Couple that with Oregon’s already talented defense, and the Ducks are going to have a chance to keep Georgia within arm’s length.

Bo Knows

Shocked to see his name here? So am I, and I was the one who typed it. If ever there was a guy who never needed to see another Georgia defense, it’s him. And yet, here we are.

Nix’s track record against the Bulldogs as a member of the Auburn Tigers lies somewhere between Schlitz and Keystone in terms of quality. He’s 0-3 overall and has completed just 56 percent of his passes for 639 yards, 1 touchdown and 2 interceptions. He transferred to Oregon for his senior season, but he’s blessed again with the opportunity to face a team that has run him ragged for his entire college career.

Oh, I’m supposed to be giving reasons Oregon might win? Right.

I don’t know, call it a gut feeling. Fourth time’s a charm. He’s due. Whatever. At the very least, Nix is familiar with the defense he is playing against. The typical guessing game non-conference quarterbacks must do from film won’t be at play here.
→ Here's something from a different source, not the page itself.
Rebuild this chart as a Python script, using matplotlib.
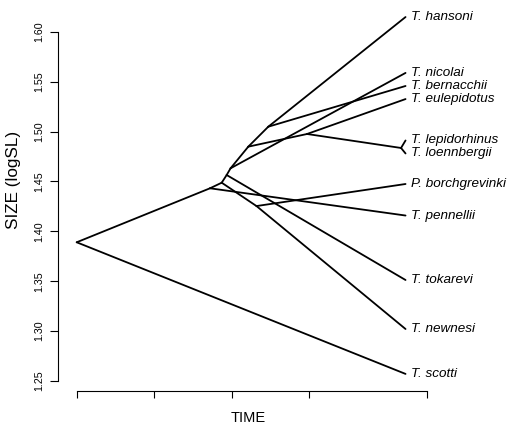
import matplotlib
matplotlib.use("Agg")
import matplotlib.pyplot as plt

# ---- data ----
tip_names = ["T. hansoni", "T. nicolai", "T. bernacchii", "T. eulepidotus",
             "T. lepidorhinus", "T. loennbergii", "P. borchgrevinki",
             "T. pennellii", "T. tokarevi", "T. newnesi", "T. scotti"]
tip_values = [1.6147, 1.5587, 1.5456, 1.5325, 1.4910, 1.4780, 1.4474,
              1.4158, 1.3512, 1.3021, 1.2571]
tip_time = 4.243

node_names = ["R", "B", "C", "D", "E", "F", "H", "I", "G", "J"]
node_times = [0.0, 1.720, 1.871, 2.320, 1.935, 1.985, 2.214, 2.472, 2.972, 4.185]
node_values = [1.389, 1.4431, 1.4487, 1.4253, 1.4564, 1.4631, 1.4848, 1.5048,
               1.4975, 1.4835]

edges = [("R", "T. scotti"), ("R", "B"), ("B", "T. pennellii"), ("B", "C"),
         ("C", "D"), ("C", "E"), ("D", "T. newnesi"), ("D", "P. borchgrevinki"),
         ("E", "T. tokarevi"), ("E", "F"), ("F", "T. nicolai"), ("F", "H"),
         ("H", "G"), ("H", "I"), ("I", "T. hansoni"), ("I", "T. bernacchii"),
         ("G", "T. eulepidotus"), ("G", "J"), ("J", "T. lepidorhinus"),
         ("J", "T. loennbergii")]

y_ticks = [1.25, 1.30, 1.35, 1.40, 1.45, 1.50, 1.55, 1.60]
x_ticks = [0, 1, 2, 3, 4.516]

# ---- plot ----
W, H = 514, 426
fig = plt.figure(figsize=(W / 100, H / 100), dpi=100)
plt.rcParams['font.family'] = ['Liberation Sans', 'DejaVu Sans']

# pixel mapping: x_px = 76.7 + t*77.5 ; y_px = 31.7 + (1.60 - v)*998
px_left, px_right, px_top, px_bot = 62, 512, 8, 385
xlim = ((px_left - 76.7) / 77.5, (px_right - 76.7) / 77.5)
ylim = (1.60 - (px_bot - 31.7) / 998, 1.60 - (px_top - 31.7) / 998)
ax = fig.add_axes([px_left / W, 1 - px_bot / H, (px_right - px_left) / W,
                   (px_bot - px_top) / H])
ax.set_xlim(*xlim)
ax.set_ylim(*ylim)

pos = {}
for n, t, v in zip(node_names, node_times, node_values):
    pos[n] = (t, v)
for n, v in zip(tip_names, tip_values):
    pos[n] = (tip_time, v)

for p, c in edges:
    (x0, y0), (x1, y1) = pos[p], pos[c]
    ax.plot([x0, x1], [y0, y1], color="black", lw=1.3, solid_capstyle="round")

label_dx = 0.07
for n, v in zip(tip_names, tip_values):
    ax.text(tip_time + label_dx, v, n, fontsize=9.7, style="italic",
            ha="left", va="center")

for s in ["top", "right"]:
    ax.spines[s].set_visible(False)
ax.spines["left"].set_position(("outward", 2.7))
ax.spines["bottom"].set_position(("outward", 4.1))
ax.spines["left"].set_bounds(y_ticks[0], y_ticks[-1])
ax.spines["bottom"].set_bounds(x_ticks[0], x_ticks[-1])
for s in ["left", "bottom"]:
    ax.spines[s].set_linewidth(0.8)

ax.set_yticks(y_ticks)
ax.set_yticklabels([f"{v:.2f}" for v in y_ticks], rotation=90, va="center",
                   fontsize=7.7)
ax.tick_params(axis="y", length=6, width=0.8, pad=4)
ax.set_xticks(x_ticks)
ax.set_xticklabels([])
ax.tick_params(axis="x", length=4.8, width=0.8)

fig.text(13.5 / W, 1 - 180 / H, "SIZE (logSL)", rotation=90, fontsize=12.3,
         ha="center", va="center")
fig.text(248 / W, 1 - 418 / H, "TIME", fontsize=10.5, ha="center", va="center")

fig.savefig("out.png", dpi=100)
And because Bo knows the Bulldogs, there’s just something in me that says he finds a way to perform a notch above the mean in his last chance against a rival.

If he doesn’t — that is to say, if Georgia’s defense doesn’t miss a beat from the mass exodus of players who will now play on Sundays — then no amount of defense from Oregon is likely to be enough to overcome the odds.